For the blockchain industry to reach its… https://t.co/8EBiR35C2w
— Chainlink (@chainlink) July 17, 2025
Regulatory urgency meets technical detail
The discussion unfolded at a moment when large asset managers are inching toward on chain products but cannot proceed without predictable oversight. Participants examined practical hurdles such as permissioned wallet criteria, disclosure flows, and audit trails that remain compatible with public ledgers. Chainlink Labs argued that compliance must live inside the transaction itself instead of in after trade reporting. That principle demands reliable identity data feeds and real time policy enforcement that do not expose sensitive user information.
Developers from the ERC3643 standard outlined how unique token identities can carry transfer rules wherever the asset travels. The Enterprise Ethereum Alliance focused on interoperability with private networks already used by banks. Etherealize and the League of Decentralized Finance contributed insights on exchange level monitoring and proof of reserves. All agreed that a unified specification is essential for scale because bilateral integrations raise costs and invite errors.
ACE integrates compliance into code
Chainlink’s contribution centers on its Automated Compliance Engine, known as ACE. The toolkit lets developers write rule sets in familiar smart contract syntax and have them enforced automatically.

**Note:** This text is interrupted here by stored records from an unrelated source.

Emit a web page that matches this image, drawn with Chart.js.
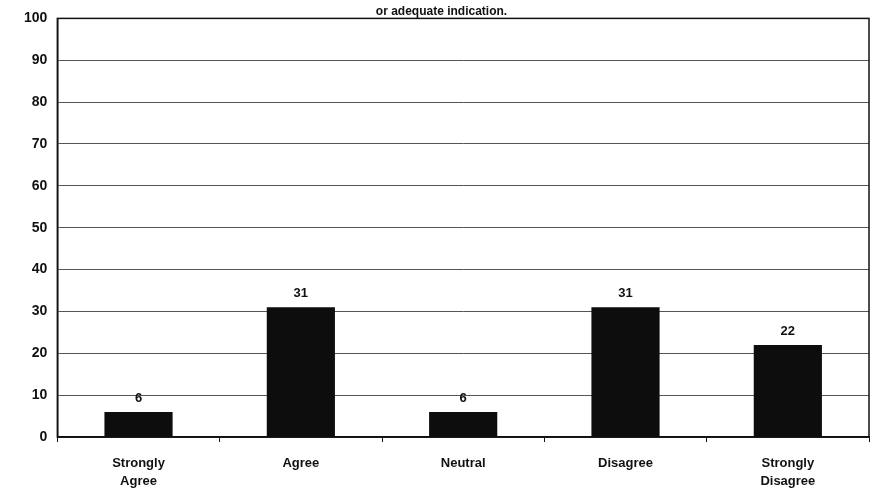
<!DOCTYPE html>
<html>
<head>
<meta charset="utf-8">
<script src="https://cdn.jsdelivr.net/npm/chart.js@4/dist/chart.umd.min.js"></script>
<style>
  html, body { margin: 0; padding: 0; background: #fff; }
  #wrap { width: 878px; height: 499px; }
</style>
</head>
<body>
<div id="wrap"><canvas id="chart" width="878" height="499"></canvas></div>
<script>
// data
const categories = [['Strongly', 'Agree'], 'Agree', 'Neutral', 'Disagree', ['Strongly', 'Disagree']];
const percentages = [6, 31, 6, 31, 22];
const yTicks = [0, 10, 20, 30, 40, 50, 60, 70, 80, 90, 100];
const titleText = 'or adequate indication.';

const FONT = '"Liberation Sans", Arial, sans-serif';

// numbers above the bars + box round the plot
const barLabels = {
    id: 'barLabels',
    afterDatasetsDraw(chart) {
        const ctx = chart.ctx;
        const meta = chart.getDatasetMeta(0);
        ctx.save();
        ctx.fillStyle = '#111';
        ctx.font = 'bold 13px ' + FONT;
        ctx.textAlign = 'center';
        ctx.textBaseline = 'bottom';
        meta.data.forEach(function(bar, i) {
            ctx.fillText(String(percentages[i]), bar.x, bar.y - 7);
        });
        const a = chart.chartArea;
        ctx.strokeStyle = '#111';
        ctx.lineWidth = 1.5;
        ctx.strokeRect(a.left, a.top, a.right - a.left, a.bottom - a.top);
        ctx.restore();
    }
};

new Chart(document.getElementById('chart'), {
    type: 'bar',
    data: {
        labels: categories,
        datasets: [{
            data: percentages,
            backgroundColor: '#0d0d0d',
            borderWidth: 0,
            barPercentage: 0.42,
            categoryPercentage: 1.0
        }]
    },
    options: {
        responsive: false,
        animation: false,
        layout: { padding: { left: 14, right: 9, top: 0, bottom: 0 } },
        plugins: {
            legend: { display: false },
            tooltip: { enabled: false },
            title: {
                display: true,
                text: titleText,
                color: '#111',
                font: { family: FONT, size: 12, weight: 'bold' },
                padding: { top: 0, bottom: 0 }
            }
        },
        scales: {
            x: {
                afterFit(axis) {
                    axis.height = 62;
                },
                grid: {
                    offset: true,
                    drawOnChartArea: false,
                    drawTicks: true,
                    tickLength: 5,
                    color: '#111'
                },
                border: { color: '#111', width: 1.5 },
                ticks: {
                    color: '#111',
                    font: { family: FONT, size: 13, weight: 'bold', lineHeight: 1.4 },
                    padding: 12,
                    maxRotation: 0
                }
            },
            y: {
                min: 0,
                max: 100,
                afterBuildTicks(axis) {
                    axis.ticks = yTicks.map(v => ({ value: v }));
                },
                grid: {
                    color: '#555',
                    lineWidth: 1,
                    drawTicks: false
                },
                border: { color: '#111', width: 1.5 },
                ticks: {
                    color: '#111',
                    font: { family: FONT, size: 14, weight: 'bold' },
                    padding: 10
                }
            }
        }
    },
    plugins: [barLabels]
});
</script>
</body>
</html>
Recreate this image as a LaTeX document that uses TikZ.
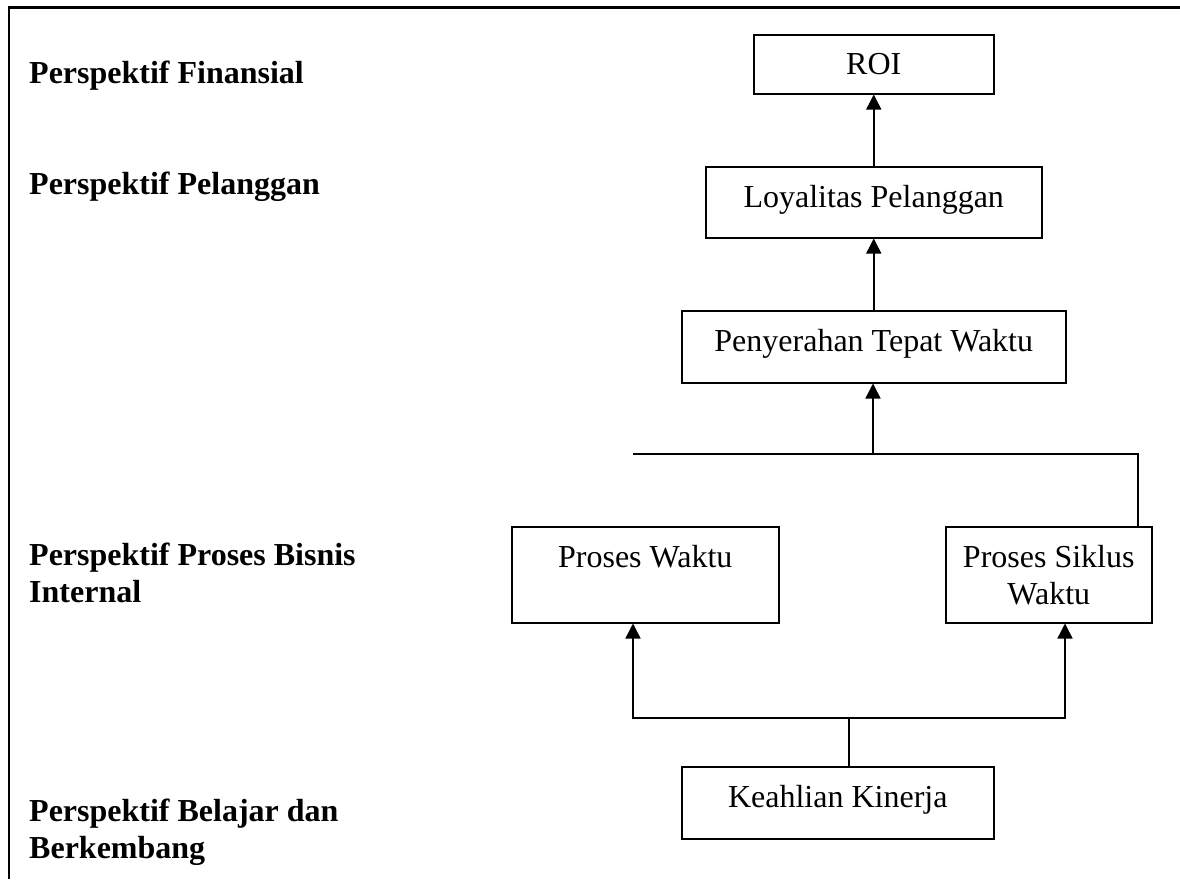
\documentclass[tikz,border=0pt]{standalone}
\usepackage{fontspec}
\setmainfont{Liberation Serif}
\usetikzlibrary{arrows.meta,calc}
\begin{document}
\begin{tikzpicture}[x=1pt,y=-1pt,
  box/.style={draw, line width=1.5pt, inner sep=0pt, anchor=north west},
  txt/.style={inner sep=0pt, font=\fontsize{32}{37}\selectfont, align=center, anchor=north},
  lbl/.style={inner sep=0pt, font=\fontsize{32}{36.5}\selectfont\bfseries, align=left, anchor=north west},
  conn/.style={line width=1.5pt},
  arr/.style={conn, -{Triangle[length=15pt,width=15pt]}}]
\useasboundingbox (0,0) rectangle (1180,879);
\draw[line width=2.2pt] (9,879) -- (9,7.5) -- (1180,7.5);

% labels
\node[lbl] (l1) at (29,61) {Perspektif Finansial};
\node[lbl] (l2) at (29,172) {Perspektif Pelanggan};
\node[lbl] (l3) at (29,543) {Perspektif Proses Bisnis\\Internal};
\node[lbl] (l4) at (29,799) {Perspektif Belajar dan\\Berkembang};

% boxes
\node[box, minimum width=240pt, minimum height=59pt] (roi) at (753,34) {};
\node[box, minimum width=336pt, minimum height=71pt] (loyal) at (705,166) {};
\node[box, minimum width=384pt, minimum height=72pt] (peny) at (681,310) {};
\node[box, minimum width=267pt, minimum height=96pt] (pw) at (511,526) {};
\node[box, minimum width=206pt, minimum height=96pt] (ps) at (945,526) {};
\node[box, minimum width=312pt, minimum height=72pt] (keah) at (681,766) {};

% box texts
\node[txt] (troi) at ($(roi.north)+(0,19.5)$) {ROI};
\node[txt] (tloyal) at ($(loyal.north)+(0,19.5)$) {Loyalitas Pelanggan};
\node[txt] (tpeny) at ($(peny.north)+(0,19.5)$) {Penyerahan Tepat Waktu};
\node[txt] (tpw) at ($(pw.north)+(0,19.5)$) {Proses Waktu};
\node[txt] (tps) at ($(ps.north)+(0,19.5)$) {Proses Siklus\\Waktu};
\node[txt] (tkeah) at ($(keah.north)+(0,19.5)$) {Keahlian Kinerja};

% connectors
\draw[arr] (loyal.north) -- (roi.south);
\draw[arr] (peny.north) -- (loyal.south);

\coordinate (jt) at (873,454);
\coordinate (jl) at (633,454);
\coordinate (jr) at (1138,454);
\draw[arr] (jt) -- (jt |- peny.south);
\draw[conn] (jl) -- (jr) -- (jr |- ps.north);

\coordinate (kb) at (849,718);
\coordinate (bl) at (633,718);
\coordinate (br) at (1065,718);
\draw[conn] (kb |- keah.north) -- (kb);
\draw[arr] (kb) -- (bl) -- (bl |- pw.south);
\draw[arr] (kb) -- (br) -- (br |- ps.south);
\end{tikzpicture}
\end{document}
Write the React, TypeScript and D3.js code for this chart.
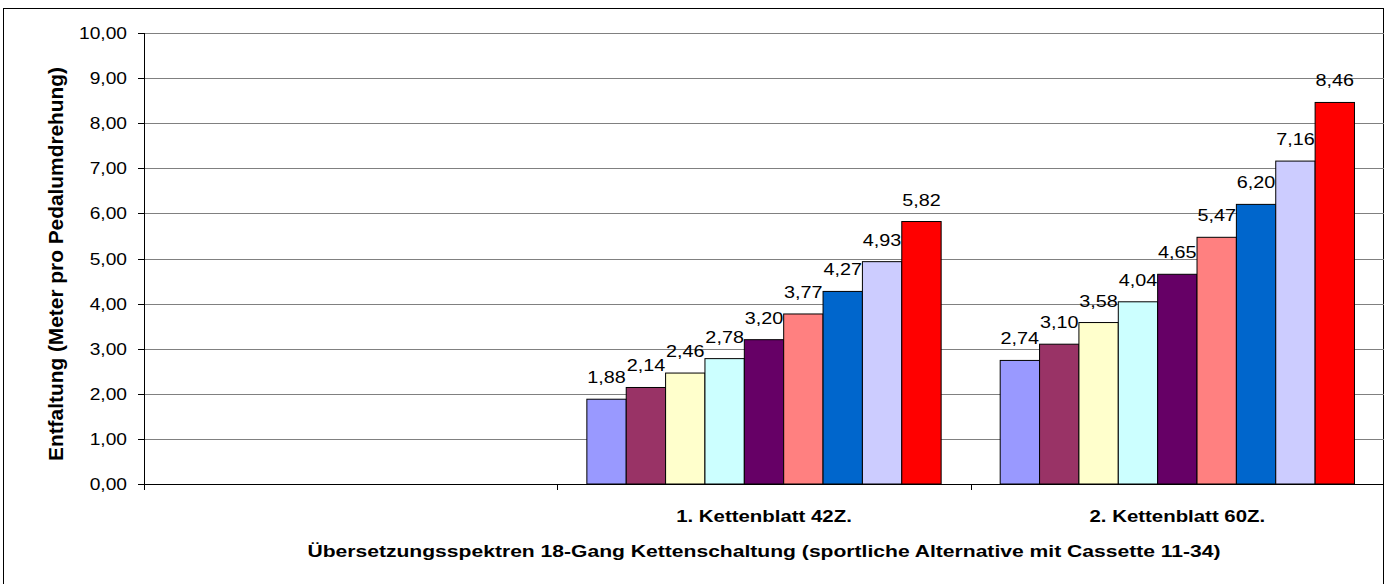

Because ACE taps Chainlink oracles, it can pull in external data such as know your customer attestations or restricted country lists without compromising privacy. The company says that the same framework can operate on multiple networks through its cross chain interoperability protocol, removing the need for fragmented compliance logic.
Institutional desks view that as a prerequisite for entering markets where a token may start on a public chain, settle on a permissioned ledger, and eventually return to the open economy. By embedding policy checks at every hop, ACE aims to ensure that a compliant asset never becomes non compliant simply by moving. If that vision materializes, secondary trading venues could list digital shares, bonds, or funds without waiting for bespoke legal opinions each time. The outcome would tighten transaction certainty while lowering operational drag.
The Task Force left the meeting without formal commitments, but attendees described the tone as constructive. Over the coming months the group is expected to draft a reference framework that blends technical specifications with the regulator’s disclosure regime. For a sector eager to unlock institutional capital, consensus on compliance now appears to be as crucial as code.